Behind the Paper : Biofilm-associated Bacterial Amyloids Dampen Inflammation In The Gut: Oral Treatment With Curli Fibres Reduces The Severity Of Hapten-Induced Colitis In Mice
The npj Biofilms and Microbiomes team asked me to talk about the research behind our paper, published earlier this year in the journal. Here’s what we discussed…
npj Biofilms and Microbiomes: What was the main aim of your research and why did you decide to investigate this?
There is a growing interest in identifying the members of microbiota that provide beneficial health effects. In this context, microbes that promote a healthy gut function are in the spotlight for inflammatory bowel disease (IBD) research, since IBD patients suffer from dysbiosis.
Given the underlying reason for IBD is still not known and there is a risk in introducing probiotics in patients where the gut barrier is broken, we wanted to take a different approach and identify bacterial components that drive a healthy intestinal environment.
Our earlier studies pointed to a component known as curli, an amyloid protein with conserved beta-sheet structure fibers that are expressed in the biofilms of enteric bacteria. These studies determined that curli fibers are recognized by Toll-like receptor 2. Intriguingly, we also determined that recognition of curli by TLR2 leads to a decrease in barrier permeability and bacterial translocation in the gut. In the current study, we wanted to test whether purified curli could dampen inflammation and reinforce the intestinal barrier during colitis.
“We treated the mice orally with a single-dose of purified curli one day after TNBS treatment. To our surprise, this single treatment was powerful enough to dampen inflammation close to the levels observed by the standard IBD treatment used for humans.”
How did you go about designing your study?
We chose a mouse model, TNBS-induced colitis, that is used for IBD. We treated the mice orally with a single-dose of purified curli one day after TNBS treatment. To our surprise, this single treatment was powerful enough to dampen inflammation close to the levels observed by the standard IBD treatment used for humans. Furthermore, we determined that the protective effect of curli was driven by TLR2, which elicited an anti-inflammatory IL-10 immune response.

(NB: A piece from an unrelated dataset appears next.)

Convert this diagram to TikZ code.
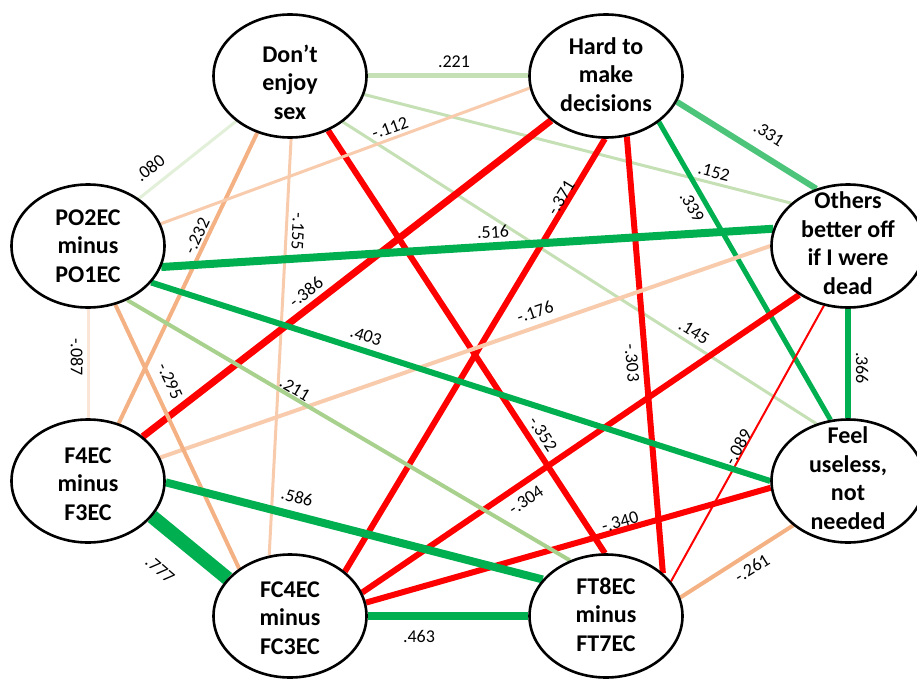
\documentclass[tikz,border=0pt]{standalone}
\usepackage{fontspec}
\setmainfont{Carlito}
\usetikzlibrary{shapes.geometric}
\pgfdeclarelayer{bg}
\pgfsetlayers{bg,main}
\definecolor{gS}{HTML}{00B050}
\definecolor{gM}{HTML}{4CC47A}
\definecolor{gL}{HTML}{A9D18E}
\definecolor{gXL}{HTML}{C5E0B4}
\definecolor{gXXL}{HTML}{E2F0D9}
\definecolor{rS}{HTML}{FF0000}
\definecolor{oM}{HTML}{F4B183}
\definecolor{oL}{HTML}{F8CBAD}
\definecolor{oXL}{HTML}{FBE5D6}
\newcommand\nodetxt[2][0pt]{\smash{\makebox[0pt]{\raisebox{\dimexpr-0.5\height+0.5\depth-#1\relax}{\begin{tabular}{@{}c@{}}#2\end{tabular}}}}}
\begin{document}
\begin{tikzpicture}[x=1pt,y=-1pt,
  ell/.style={ellipse,draw=black,line width=2.6pt,fill=white,minimum width=153pt,minimum height=123pt,inner sep=0pt,
    font=\fontsize{24}{28.5}\selectfont\bfseries},
  lbl/.style={inner sep=0pt,font=\fontsize{18}{20}\selectfont},
  conn/.style={line width=#1pt}]
\useasboundingbox (0,0) rectangle (917,679);

\node[ell] (sex) at (290,76) {\nodetxt[9pt]{Don’t\\enjoy\\sex}};
\node[ell] (hard) at (606,76) {\nodetxt[1pt]{Hard to\\make\\decisions}};
\node[ell] (others) at (848,246) {\nodetxt{Others\\better off\\if I were\\dead}};
\node[ell] (feel) at (848,481) {\nodetxt{Feel\\useless,\\not\\needed}};
\node[ell] (ft8) at (606,616) {\nodetxt[1pt]{FT8EC\\minus\\FT7EC}};
\node[ell] (fc4) at (290,616) {\nodetxt[4pt]{FC4EC\\minus\\FC3EC}};
\node[ell] (f4) at (88,481) {\nodetxt[5pt]{F4EC\\minus\\F3EC}};
\node[ell] (po2) at (88,246) {\nodetxt[2pt]{PO2EC\\minus\\PO1EC}};

\begin{pgfonlayer}{bg}
% Don't enjoy sex
\draw[gXL,conn=5] (sex.0) -- (hard.180);
\draw[gXL,conn=3] (sex.-14) -- (others.143);
\draw[gXL,conn=3] (sex.-41.5) -- (feel.119);
\draw[gXXL,conn=3] (sex.220) -- (po2.43);
\draw[oM,conn=4] (sex.240) -- (f4.62);
\draw[oL,conn=3] (sex.271) -- (fc4.109.5);
\draw[rS,conn=6] (sex.305.5) -- (ft8.91);
% Hard to make decisions
\draw[oL,conn=3] (hard.189.6) -- (po2.17.7);
\draw[gM,conn=6] (hard.340.4) -- (others.119);
\draw[gS,conn=5] (hard.319) -- (feel.106);
\draw[rS,conn=7] (hard.219.4) -- (f4.39.3);
\draw[rS,conn=6] (hard.269.1) -- (fc4.39.7);
\draw[rS,conn=6] (hard.289.8) -- (ft8.37.2);
% Others better off
\draw[gS,conn=8] (others.167.4) -- (po2.344.4);
\draw[gS,conn=6] (others.south) -- (feel.north);
\draw[oL,conn=4] (others.180.7) -- (f4.18.7);
\draw[rS,conn=6] (others.225.6) -- (fc4.18.4);
\draw[rS,conn=2] (others.248.8) -- (ft8.28.7);
% Feel useless
\draw[gS,conn=6] (feel.180) -- (po2.330.4);
\draw[rS,conn=6] (feel.185.9) -- (fc4.10.3);
\draw[oM,conn=4] (feel.219.4) -- (ft8.14.4);
% PO2EC
\draw[oXL,conn=3] (po2.south) -- (f4.north);
\draw[gL,conn=4] (po2.306.9) -- (ft8.123.2);
\draw[oM,conn=4] (po2.295.8) -- (fc4.137.9);
% F4EC
\draw[gS,conn=14] (f4.331.2) -- (fc4.149.6);
\draw[gS,conn=8] (f4.359.3) -- (ft8.150.7);
% FC4EC
\draw[gS,conn=8] (fc4.0) -- (ft8.180);
\end{pgfonlayer}

\node[lbl] (l221) at (454,62) {.221};
\node[lbl,rotate=38] (l080) at (150,168) {.080};
\node[lbl,rotate=20] (l112) at (390,128) {-.112};
\node[lbl,rotate=64.6] (l232) at (197,236) {-.232};
\node[lbl,rotate=-93] (l155) at (298,231) {-.155};
\node[lbl,rotate=-57] (l352) at (543,434) {-.352};
\node[lbl,rotate=-14] (l152) at (714,172) {.152};
\node[lbl,rotate=-32] (l145) at (694,332) {.145};
\node[lbl,rotate=-32.5] (l331) at (769,134) {.331};
\node[lbl,rotate=-60] (l339) at (692,207) {.339};
\node[lbl,rotate=37.7] (l386) at (306,292) {-.386};
\node[lbl,rotate=58.8] (l371) at (561,198) {-.371};
\node[lbl,rotate=-85.4] (l303) at (632,363) {-.303};
\node[lbl,rotate=3.6] (l516) at (493,232) {.516};
\node[lbl,rotate=-90] (l366) at (862,368) {.366};
\node[lbl,rotate=19] (l176) at (535,312) {-.176};
\node[lbl,rotate=34] (l304) at (526,500) {-.304};
\node[lbl,rotate=60.6] (l089) at (738,447) {-.089};
\node[lbl,rotate=-17.8] (l403) at (366,336) {.403};
\node[lbl,rotate=15.7] (l340) at (620,522) {-.340};
\node[lbl,rotate=32] (l261) at (752,568) {-.261};
\node[lbl,rotate=-90] (l087) at (77,357) {-.087};
\node[lbl,rotate=-30.5] (l211) at (295,389) {.211};
\node[lbl,rotate=-65.3] (l295) at (170,381) {-.295};
\node[lbl,rotate=-40.6] (l777) at (160,570) {.777};
\node[lbl,rotate=-14.6] (l586) at (297,497) {.586};
\node[lbl] (l463) at (419,636) {.463};
\end{tikzpicture}
\end{document}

What challenges did you face?
The TNBS-induced colitis model requires the administration of TNBS as enema, therefore no-one was initially too fond of performing this model! But everyone did a wonderful job, especially Gertrude Oppong, even though this was the first time we used this model in our laboratory.
What were the key findings from your research?
We determined that bacterial components recognized by the immune system that trigger beneficial effects such as promoting homeostasis could potentially be used to treat dysbiosis or inflammatory conditions in gut.
What next? What further research is needed in this area?
Next, we need to test the curli treatment in IBD patients. We have already started a collaboration with the IBD center at Temple University to move this forward.
“It was a plus that the journal is open access. This way, our study reaches a broad audience. I received many emails from IBD patients, showing that they were able to access this research study.”
What are the main reasons you chose to publish in an open access journal?
I thought the scope of the journal was a great fit for our study. Also the editorial team is outstanding. Earlier studies on curli were conducted by Dr. Normark, who is the Editor-in-Chief of npj Biofilms and Microbiomes. It was exciting for me to interact with him during the publication process. I read all his papers in my early career.
It was a plus that the journal is open access. This way, our study reaches a broad audience. I received many emails from IBD patients, showing that they were able to access this research study, which was interesting for them.